Dieser spezifische Strang des raumwissenschaftlichen Denkens ist unter dem Einfluß des Klassikers La Production de l’Espace von Henri Lefebvre (1974), aber auch angeregt von Überwachen und Strafen von Michel Foucault und Limits to Capital des frühen David Harvey hervorgegangen und hat sich als kritischer Ansatz der Sozialwissenschaften unter dem Label „radical geography“ etablieren können. Die „radical geography“ steht nunmehr für einen kritischen Ansatz innerhalb der Geografie, der räumliche Verhältnisse in ihrer Entstehung analysiert und hierbei den Einfluss von gesellschaftlichen Macht- und Herrschaftsverhältnissen ins Blickfeld nimmt. „Raumproduktionen“ umfasst Schlüsseltexte von namhaften Vertretern dieser Schule, die hier zum ersten Mal auf deutsch veröffentlicht werden.

Unter den gesammelten Aufsätzen sticht der Beitrag von Edward Soja hervor, der eine gelungene Rekonstruktion der „intellektuellen Vorfahren“ der radical geography bietet. Nicht zuletzt die Darstellung der grundlegenden Ideen des Gründungsvaters Henri Lefebvre – dessen Namen im akademischen Namedropping zwar immer wieder fällt, aber selten thematisiert wird, was das eigentlich Bahnbrechende seines Werkes war und ist – macht deutlich, wie wichtig dieser Sammelband für die weitere Rezeption der radical geography ist und für künftige zu inspirierende Forschungsarbeiten sein könnte.

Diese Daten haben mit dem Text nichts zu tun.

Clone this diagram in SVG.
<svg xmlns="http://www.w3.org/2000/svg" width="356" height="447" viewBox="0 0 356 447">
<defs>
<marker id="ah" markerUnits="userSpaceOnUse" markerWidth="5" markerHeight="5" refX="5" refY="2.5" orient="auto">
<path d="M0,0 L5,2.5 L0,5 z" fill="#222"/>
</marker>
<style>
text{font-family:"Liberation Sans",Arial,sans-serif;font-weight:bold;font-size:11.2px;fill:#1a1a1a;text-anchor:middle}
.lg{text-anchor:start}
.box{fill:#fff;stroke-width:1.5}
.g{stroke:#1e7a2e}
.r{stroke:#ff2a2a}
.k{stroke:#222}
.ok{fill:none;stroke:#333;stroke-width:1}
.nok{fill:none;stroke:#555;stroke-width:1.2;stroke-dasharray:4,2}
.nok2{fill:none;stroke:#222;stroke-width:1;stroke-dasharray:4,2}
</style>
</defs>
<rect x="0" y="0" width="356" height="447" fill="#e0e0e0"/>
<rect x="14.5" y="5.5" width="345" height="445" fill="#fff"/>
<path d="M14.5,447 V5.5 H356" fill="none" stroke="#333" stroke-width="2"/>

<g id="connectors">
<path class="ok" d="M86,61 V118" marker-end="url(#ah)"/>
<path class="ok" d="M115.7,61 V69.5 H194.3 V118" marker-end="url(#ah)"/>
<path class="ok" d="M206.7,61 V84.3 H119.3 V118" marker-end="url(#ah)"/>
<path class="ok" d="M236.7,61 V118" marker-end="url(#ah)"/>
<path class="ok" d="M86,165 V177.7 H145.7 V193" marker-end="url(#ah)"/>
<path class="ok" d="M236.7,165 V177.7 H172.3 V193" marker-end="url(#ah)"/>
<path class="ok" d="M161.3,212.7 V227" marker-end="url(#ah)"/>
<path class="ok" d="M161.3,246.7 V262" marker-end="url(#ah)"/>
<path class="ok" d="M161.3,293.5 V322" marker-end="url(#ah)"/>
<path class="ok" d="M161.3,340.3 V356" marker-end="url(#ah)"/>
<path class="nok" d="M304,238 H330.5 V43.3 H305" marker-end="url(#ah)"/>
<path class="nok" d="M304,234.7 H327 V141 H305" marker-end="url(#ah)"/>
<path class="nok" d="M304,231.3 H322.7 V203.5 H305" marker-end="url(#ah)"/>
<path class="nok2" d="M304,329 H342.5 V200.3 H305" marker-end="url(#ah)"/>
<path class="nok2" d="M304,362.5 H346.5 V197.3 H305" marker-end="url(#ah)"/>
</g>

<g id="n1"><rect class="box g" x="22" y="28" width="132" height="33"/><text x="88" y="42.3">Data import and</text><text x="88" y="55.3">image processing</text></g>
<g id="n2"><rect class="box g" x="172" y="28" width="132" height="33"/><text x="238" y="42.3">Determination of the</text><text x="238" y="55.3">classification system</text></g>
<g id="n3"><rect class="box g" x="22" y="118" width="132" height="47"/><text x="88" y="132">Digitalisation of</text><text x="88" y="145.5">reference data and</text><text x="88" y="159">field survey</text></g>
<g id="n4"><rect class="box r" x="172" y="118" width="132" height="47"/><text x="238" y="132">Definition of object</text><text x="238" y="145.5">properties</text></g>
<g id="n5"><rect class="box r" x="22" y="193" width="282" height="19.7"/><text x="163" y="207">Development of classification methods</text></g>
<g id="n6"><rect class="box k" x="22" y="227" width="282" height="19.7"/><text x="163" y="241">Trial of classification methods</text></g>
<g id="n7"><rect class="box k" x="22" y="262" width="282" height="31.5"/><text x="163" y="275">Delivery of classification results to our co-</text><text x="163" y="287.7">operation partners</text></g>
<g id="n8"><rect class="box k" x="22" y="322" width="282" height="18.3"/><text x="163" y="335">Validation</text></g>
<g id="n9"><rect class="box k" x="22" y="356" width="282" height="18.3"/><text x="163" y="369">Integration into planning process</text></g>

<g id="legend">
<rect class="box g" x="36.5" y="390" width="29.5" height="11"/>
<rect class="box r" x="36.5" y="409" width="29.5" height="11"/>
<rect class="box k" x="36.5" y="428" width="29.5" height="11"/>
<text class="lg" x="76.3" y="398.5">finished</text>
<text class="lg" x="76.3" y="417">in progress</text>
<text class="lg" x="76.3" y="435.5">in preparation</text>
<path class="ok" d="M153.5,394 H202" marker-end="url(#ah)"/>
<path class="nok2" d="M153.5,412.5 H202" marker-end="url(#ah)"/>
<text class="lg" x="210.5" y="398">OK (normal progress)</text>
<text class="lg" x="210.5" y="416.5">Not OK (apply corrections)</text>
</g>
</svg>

Dass auch die hiesige Sozialwissenschaft den Trend nicht verschlafen hat und schon längst, angeregt durch Impulse aus der radical geography, kritische Raumforschung betreibt, wird in einem weiteren Band aus der Reihe „Raumproduktionen“ deutlich. Der dritte Band aus der Reihe, mit dem Titel Politics of Scale, gibt einen Einblick in den potentiell breiten Phänomenbereich sozialgeografischer Forschungen. Von Markus Wissen und Bernd Röttger herausgegeben, enthält der Sammelband Analysen städtischer sozialer Bewegungen, des Prozesses der Europäischen Integration, der globalisierungsbedingten Veränderung von Politik und Staat, der aktuellsten Ökologieprobleme, der Geschlechterverhältnisse und nicht zuletzt gewerkschaftlicher Perspektiven. In separaten Aufsätzen werden diese Aspekte der sozialen Welt in ihren raumtheoretischen Belangen untersucht, wobei immer wieder der Aspekt der sozialen Umkämpftheit des gegenwärtigen „status quo“ betont wird. Dem programmatischen Ziel folgend, die räumlichen Dimensionen sozialer Konflikte zu analysieren, ohne den „herrschaftsförmigen“ Charakter des sozialen Handelns zu vergessen, wird versucht, den Begriff der „scale“ für sozialräumliche Analysen fruchtbar zu machen. Mittels dieses Begriffs lassen sich die Raumdimensionen der gesellschaftlichen Verhältnissen und des sozialen Handelns fokussieren und analysieren, wie sich die gesellschaftlichen Herrschaftsverhältnisse und Machttechnologien immer schon in die Ausgestaltung der gesellschaftlichen Raumverhältnisse einschreiben. Als relationales Konzept beschreibt der Begriff der „scale“ die unterschiedlichen Maßstabseinheiten des sozialen Handelns, die in Bezug in einem permanenten Wechselverhältnis zueinander stehen und als Arenen des Ringens um politische und soziale Macht fungieren.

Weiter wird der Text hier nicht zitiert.